On Saturday, the United States vetoed a similar draft, also introduced by Qatar on behalf of Arab states, that would have condemned Israel's deadly attack in the Gaza Strip, calling the text "unbalanced" and "biased."
Ten of the council's 15 members voted in favour of the text, introduced by Qatar on behalf of Arab member states, and four -- Britain, Denmark, Japan and Slovakia -- abstained.
Several speakers took the floor on Friday to denounce the Israeli military onslaught in Gaza.
The text expected to be overwhelmingly endorsed by the General Assembly would condemn the Israeli killing of 19 Palestinians, mainly children and women, in Beit Hanun last week, as well as Palestinian rocket firing into Israel.
The draft would ask the UN secretary general to set up a fact-finding mission to probe the Beit Hanun incident, for which Israel has expressed regret, and to report back to the General Assembly within 30 days.
It would also call on the Jewish state "to immediately cease its military assaults against the Palestinian civilian population in the occupied Palestinian Territory, including East Jerusalem, and to immediately withdraw its forces from within the Gaza Strip."
The text would also appeal to the Palestinian Authority to take immediate action to bring an end to violence, including the firing of rockets on Israeli territory.
Qatar's UN Ambassador Nasser Abdulaziz al-Nasser described his draft as "fair and balanced" and accused Israel of a "clear and flagrant violation of the Geneva Convention on the protection of civilians in time of war."
But his Israeli counterpart Dan Gillerman blamed the ruling Palestinian Hamas movement for the violence by failing to stop rocket attacks against Israel and by refusing to recognise the Jewish state.
"This bloodshed can stop in one second. If terrorism stops, there will not be one single victim, Israeli or Palestinian," Gillerman said. "The choice is yours. End the violence and Israel will never have to act in self-defence."
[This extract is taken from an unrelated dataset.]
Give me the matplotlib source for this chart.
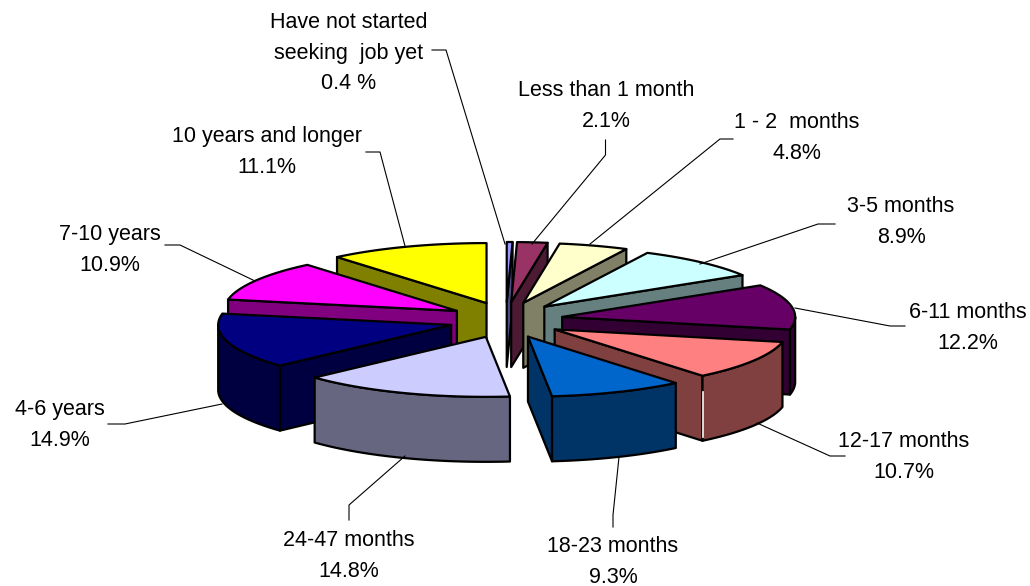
import numpy as np
import matplotlib
matplotlib.use("Agg")
import matplotlib.pyplot as plt
from matplotlib.patches import Polygon

plt.rcParams["font.family"] = ["Liberation Sans", "DejaVu Sans"]

# duration of job search, share in percent
labels = ["Have not started\nseeking  job yet\n0.4 %", "Less than 1 month\n2.1%", "1 - 2  months\n4.8%",
          "3-5 months\n8.9%", "6-11 months\n12.2%", "12-17 months\n10.7%", "18-23 months\n9.3%",
          "24-47 months\n14.8%", "4-6 years\n14.9%", "7-10 years\n10.9%", "10 years and longer\n11.1%"]
values = [0.4, 2.1, 4.8, 8.9, 12.2, 10.7, 9.3, 14.8, 14.9, 10.9, 11.1]
top_colors = ["#9999FF", "#993366", "#FFFFCC", "#CCFFFF", "#660066", "#FF8080",
              "#0066CC", "#CCCCFF", "#000080", "#FF00FF", "#FFFF00"]
side_colors = ["#4C4C80", "#4C1A33", "#808066", "#668080", "#330033", "#804040",
               "#003366", "#666680", "#000040", "#800080", "#808000"]

label_pos = [(349, 53), (606, 106), (797, 138), (901, 222), (968, 328), (904, 457),
             (613, 562), (349, 556), (60, 425), (110, 250), (267, 152)]
leaders = [[(432, 50), (446, 50), (505, 244)],
           [(605.5, 140), (605.5, 155), (532, 244)],
           [(733, 139), (720, 139), (590, 244)],
           [(835, 224), (818, 224), (700, 264)],
           [(905, 326), (890, 326), (795, 308)],
           [(845, 456), (830, 456), (757, 423)],
           [(613, 527), (613, 515), (619, 457)],
           [(349, 520), (349, 505), (405, 456)],
           [(108, 424), (125, 424), (222, 404)],
           [(165, 245), (180, 245), (255, 281)],
           [(366, 152), (380, 152), (405, 246)]]

CX, CY = 506, 320
RX, RY = 233, 60
EX, EY = 57, 18
DEPTH = 65


def rim(tip, angles):
    return np.column_stack([tip[0] + RX * np.sin(angles), tip[1] - RY * np.cos(angles)])


def draw_slice(ax, start, end, top, side):
    mid = (start + end) / 2
    tip = np.array([CX + EX * np.sin(mid), CY - EY * np.cos(mid)])
    style = dict(edgecolor="black", linewidth=1.6, joinstyle="round")
    down = np.array([0, DEPTH])

    def wall(points):
        points = np.asarray(points)
        ax.add_patch(Polygon(np.vstack([points, points[::-1] + down]), facecolor=side, **style))

    # radial faces, only the ones turned to the viewer
    if np.sin(start) < 0:
        wall([tip, rim(tip, np.array([start]))[0]])
    if np.sin(end) > 0:
        wall([tip, rim(tip, np.array([end]))[0]])

    # outer wall, front half of the rim
    lo, hi = max(start, np.pi / 2), min(end, 3 * np.pi / 2)
    if lo < hi:
        wall(rim(tip, np.linspace(lo, hi, 60)))

    arc = rim(tip, np.linspace(start, end, 80))
    ax.add_patch(Polygon(np.vstack([tip, arc]), facecolor=top, **style))


fig = plt.figure(figsize=(10.3, 5.86), dpi=100)
ax = fig.add_axes([0, 0, 1, 1])
ax.set_xlim(0, 1030)
ax.set_ylim(586, 0)
ax.axis("off")

edges = np.cumsum([0] + values) / sum(values) * 2 * np.pi
mids = (edges[:-1] + edges[1:]) / 2
# paint from the back of the pie to the front
for i in np.argsort(-np.cos(mids)):
    draw_slice(ax, edges[i], edges[i + 1], top_colors[i], side_colors[i])

# thin light gap in the 12-17 months wall
ax.plot([703, 703], [392, 437], color="white", linewidth=1.2, zorder=3)

for text, pos, line in zip(labels, label_pos, leaders):
    xs, ys = zip(*line)
    ax.plot(xs, ys, color="black", linewidth=0.8, zorder=4)
    ax.text(pos[0], pos[1], text, ha="center", va="center", fontsize=15.5,
            linespacing=1.6, color="black", zorder=5)

fig.savefig("out.png", dpi=100)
In remarks prepared for delivery, US Ambassador John Bolton said the Qatari draft "fails to take a realistic, fair and constructive approach to the Israeli-Palestinian conflict" and "serves only to exacerbate tensions by serving the interests of elements hostile to Israel's inalienable and recognised right to exist."
But Palestinian UN observer Riyad Mansour took the United States to task for its veto, the second since July, of last week's Security Council resolution on the Gaza violence.
"The repeated use of the veto (by the United States) sends the wrong message to Israel, the occupying power, that it is above international law and that it can continue to commit crimes and acts of outright aggression with impunity," Mansour added.
And speaking in his capacity as chairman of the Non-Aligned Movement Co-ordinating Bureau, Cuba's UN Ambassador Rodrigo Malmierca Diaz said "the events in Beit Hanun are unfortunately just another proof of what the Palestinian people have been suffering for too many years, as a result of the illegal occupation of their territory by Israel, the occupying power."